I don't have a precise reference for you but it might be interesting for you to look through the publications of Valerie Hazan. Some of her work has investigated the perceptual consequences of switching out initial consonants. In considering vowel categories it may also be interesting to check out the article below and the recent book, 'Vowel inherent spectral change' (Eds Morrison & Assman).
You've probably heard it before, but be careful - studies in vowel perception are not for the feint-hearted.
All the best
Thyer NJ; Hickson LM; Dodd BJ (2000) The Perceptual Magnet Effect in Australian English Vowels. Perception & Psychophysics, 61 (1).
Department of Nordic Studies and Linguistics
University of Copenhagen
2300 København S
From: AUDITORY - Research in Auditory Perception [AUDITORY@xxxxxxxxxxxxxxx] on behalf of David Klein [kleinsound@xxxxxxxxx]
Sent: Friday, August 15, 2014 6:59 AM
Subject: Wrod Ilntilitgelibiy wtih Pnoheme Cufisonon
I am seeking references on the subject of human speech intelligibility as a function of individual phoneme distortions. I can't seem to find what I'm looking for. Can anybody help point me in the right direction?
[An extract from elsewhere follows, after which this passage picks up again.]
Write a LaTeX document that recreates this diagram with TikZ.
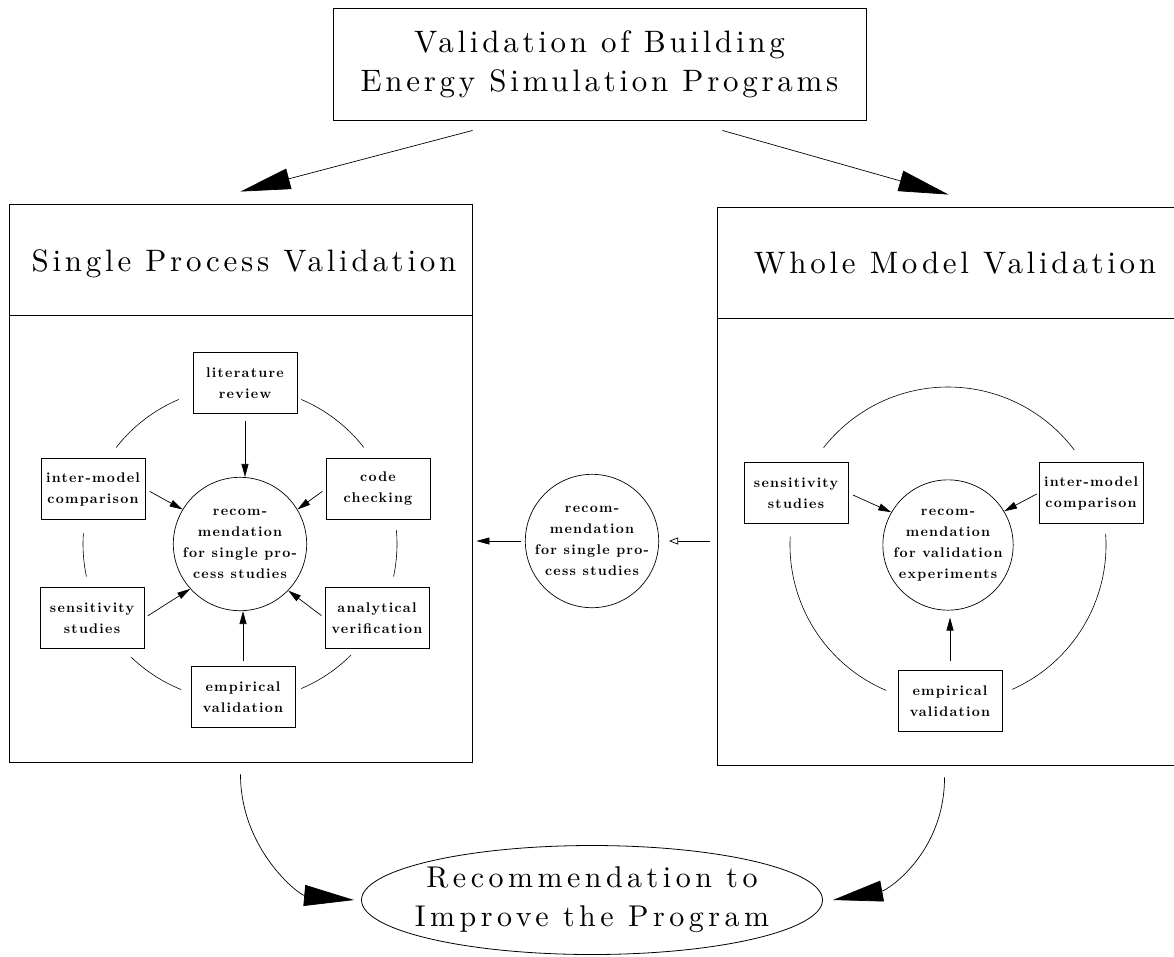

I'd specifically like to know how word intelligibility holds up when distortions of a particular phoneme class would cause members of that class to be highly confusable when presented in isolation.
More generally, I wonder how well humans can do when consonants are relatively clear but vowels are highly ambiguous.
I suppose two ways this might have been studied would have been using, on the one hand, noise or channel distortions specifically targeted to distorting certain phoneme classes; or, on the other hand, manipulating the signal by switching certain phonemes to other perceptually nearby phonemes.